Savile is alleged to have assaulted pupils at Duncroft Approved School in the 1970s.
A picture in the Mail on Sunday newspaper showed he signed the visitors’ book in 1974 saying: “Jimmy Savile called — and fell in love with all!!! I wonder if it’s legal to have 20 wives.”
The Sunday Mirror newspaper had extracts from Savile’s out-of-print 1974 autobiography As It Happens, in which he told how he agreed to do one local authority’s charity ball if they arranged for six girls to sleep in a tent beside him on the hillside.
An independent review is taking place at the BBC into the decision in December last year to drop a Newsnight item on Savile containing allegations of abuse.
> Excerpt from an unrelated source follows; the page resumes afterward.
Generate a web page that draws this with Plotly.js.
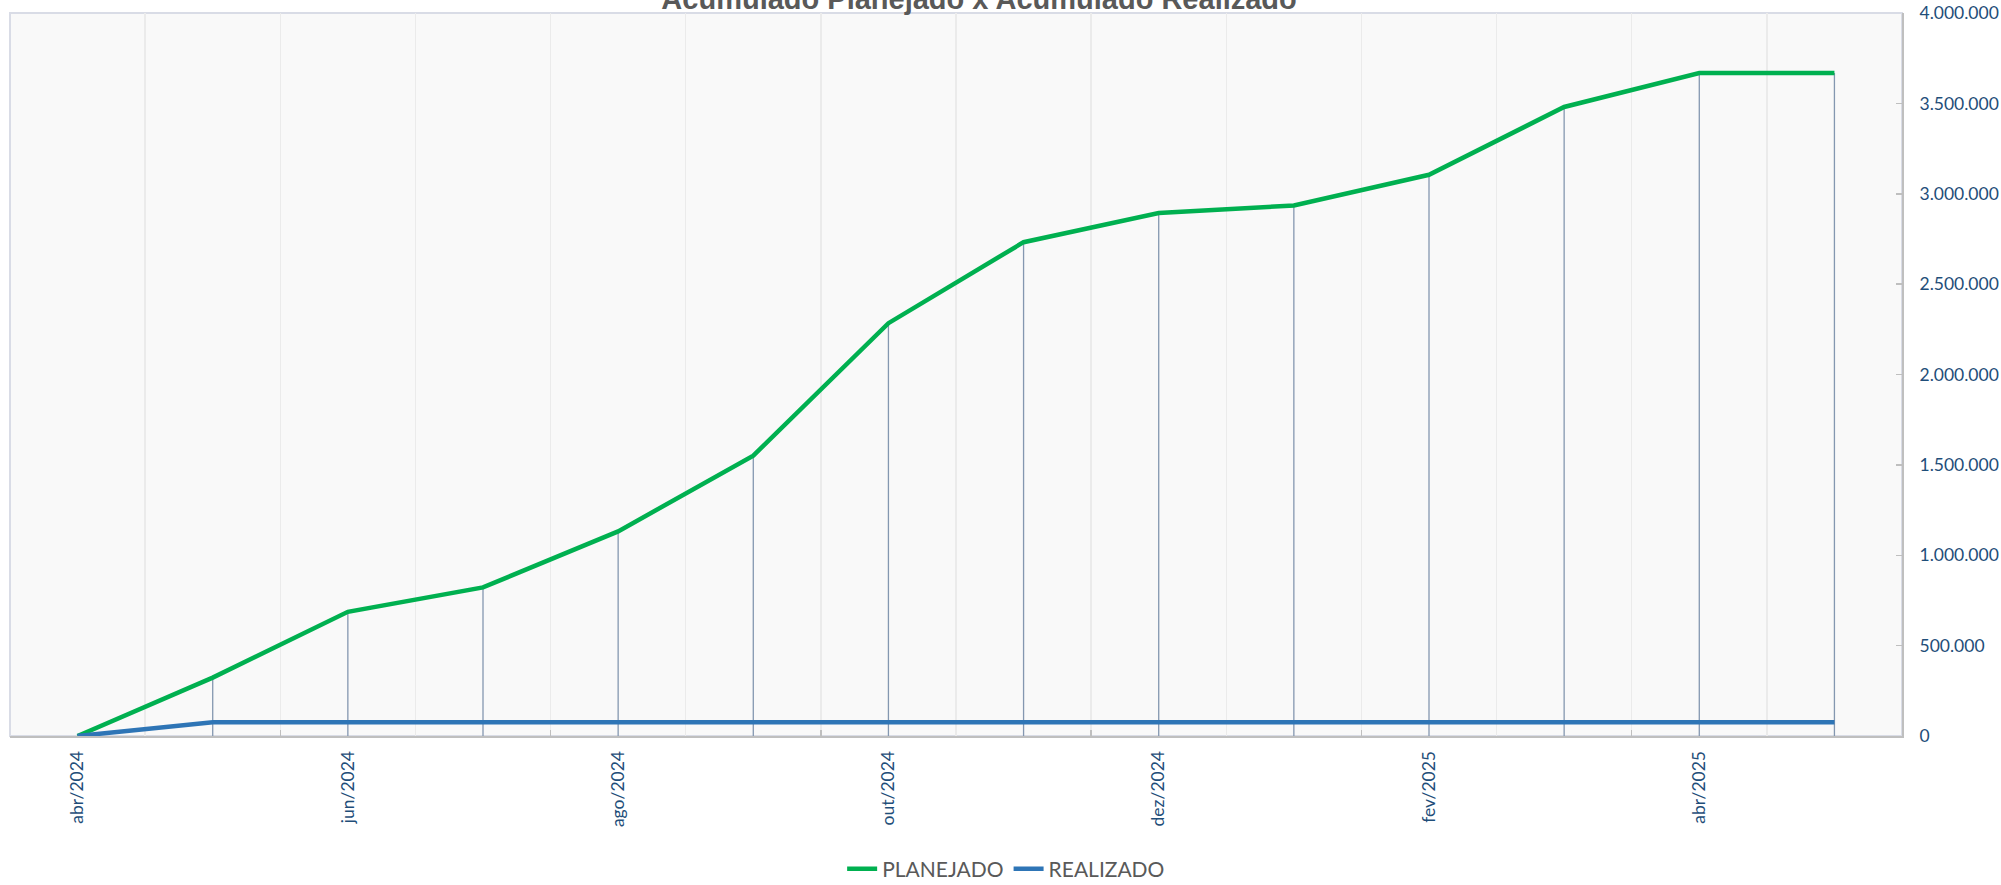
<!DOCTYPE html>
<html>
<head>
<meta charset="utf-8">
<script src="https://cdn.plot.ly/plotly-3.0.1.min.js"></script>
<style>
  html, body { margin: 0; padding: 0; background: #ffffff; }
  #chart { width: 2001px; height: 885px; }
</style>
</head>
<body>
<div id="chart"></div>
<script>
// ---- data ----
var months = ["abr/2024","mai/2024","jun/2024","jul/2024","ago/2024","set/2024","out/2024",
              "nov/2024","dez/2024","jan/2025","fev/2025","mar/2025","abr/2025","mai/2025"];
var planejado = [0, 323000, 687000, 822000, 1132000, 1551000, 2284000,
                 2732000, 2893000, 2935000, 3105000, 3480000, 3668000, 3668000];
var realizado = [0, 76000, 76000, 76000, 76000, 76000, 76000,
                 76000, 76000, 76000, 76000, 76000, 76000, 76000];
var yTicks = [0, 500000, 1000000, 1500000, 2000000, 2500000, 3000000, 3500000, 4000000];

// ---- build ----
var idx = months.map(function(_, i){ return i; });
var labelIdx = idx.filter(function(i){ return i % 2 === 0; });
var labelText = labelIdx.map(function(i){ return months[i]; });

// drop lines from the highest point down to the axis
var dropX = [], dropY = [];
idx.forEach(function(i){
  var top = Math.max(planejado[i], realizado[i]);
  dropX.push(i, i, null);
  dropY.push(0, top, null);
});

var tickFont = { family: "Lato, 'Noto Sans', sans-serif", size: 17.5, color: "#1f4e79" };

var traces = [
  { x: dropX, y: dropY, mode: "lines", line: { color: "#8497b0", width: 1.3 },
    hoverinfo: "skip", showlegend: false },
  { x: idx, y: planejado, name: "PLANEJADO", mode: "lines",
    line: { color: "#00b050", width: 4.5 } },
  { x: idx, y: realizado, name: "REALIZADO", mode: "lines",
    line: { color: "#2e75b6", width: 4.5 } },
  { x: [idx[0]], y: [0], xaxis: "x2", mode: "markers", marker: { opacity: 0 },
    hoverinfo: "skip", showlegend: false }
];

var n = months.length;
var layout = {
  width: 2001, height: 885,
  paper_bgcolor: "#ffffff",
  plot_bgcolor: "#f9f9f9",
  separators: ",.",
  margin: { l: 10, r: 99, t: 13, b: 149, autoexpand: false },
  title: {
    text: "Acumulado Planejado x Acumulado Realizado",
    font: { family: "'Liberation Sans', Arial, sans-serif", size: 29, color: "#595959", weight: "bold" },
    xref: "container", x: 0.4893, xanchor: "center",
    yref: "container", y: 1 - 9 / 885, yanchor: "bottom"
  },
  xaxis: {
    range: [-0.5, n - 0.5],
    tickmode: "array", tickvals: labelIdx, ticktext: labelText,
    tickangle: -90, tickfont: tickFont,
    ticks: "", showgrid: false, zeroline: false,
    showline: true, linecolor: "#bfbfbf", linewidth: 2,
    ticklabelstandoff: 6, automargin: false,
    fixedrange: true
  },
  xaxis2: {
    overlaying: "x", side: "bottom",
    range: [-0.5, n - 0.5],
    tickmode: "linear", tick0: -0.5, dtick: 2,
    ticks: "inside", ticklen: 6, tickcolor: "#bfbfbf", tickwidth: 1.5,
    showticklabels: false,
    showgrid: true, gridcolor: "#ebebeb", gridwidth: 1.3,
    minor: { tick0: -0.5, dtick: 1, showgrid: true, gridcolor: "#ebebeb", gridwidth: 1.3, ticks: "" },
    zeroline: false, showline: false, automargin: false
  },
  yaxis: {
    side: "right",
    range: [0, 4000000],
    tickmode: "array", tickvals: yTicks,
    tickformat: ",d",
    tickfont: tickFont,
    ticks: "inside", ticklen: 6, tickcolor: "#bfbfbf", tickwidth: 1.5,
    showgrid: false, zeroline: false,
    showline: true, linecolor: "#bfbfbf", linewidth: 2,
    ticklabelstandoff: 12, automargin: false,
    fixedrange: true
  },
  shapes: [
    { type: "rect", xref: "paper", yref: "paper", x0: 0, x1: 1, y0: 0, y1: 1,
      line: { color: "#d9dce6", width: 2 }, fillcolor: "rgba(0,0,0,0)", layer: "below" }
  ],
  showlegend: true,
  legend: {
    orientation: "h",
    x: 0.5265, xanchor: "center",
    y: -0.184, yanchor: "middle",
    font: { family: "Lato, 'Noto Sans', sans-serif", size: 21, color: "#595959" },
    bgcolor: "rgba(0,0,0,0)",
    itemwidth: 30
  }
};

Plotly.newPlot("chart", traces, layout, { displayModeBar: false, staticPlot: true });
</script>
</body>
</html>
The scandal has snowballed since claims that Savile molested underage girls were broadcast in an ITV television documentary screened last month that picked up on Newsnight’s dropped investigations.
British Secretary of State for Culture, Media and Sport Maria Miller told the Sunday Telegraph newspaper that the BBC could face a full inquiry into the Savile allegations if its independent probes do not get to the truth of the matter.
“If the investigations are considered not to suffice because of issues around transparency, process or other such things, then a public inquiry remains an option,” she said.
Comedian Freddie Starr and 1970s glam rocker Gary Glitter have been arrested on suspicion of sexual offenses by detectives investigating the allegations surrounding Savile.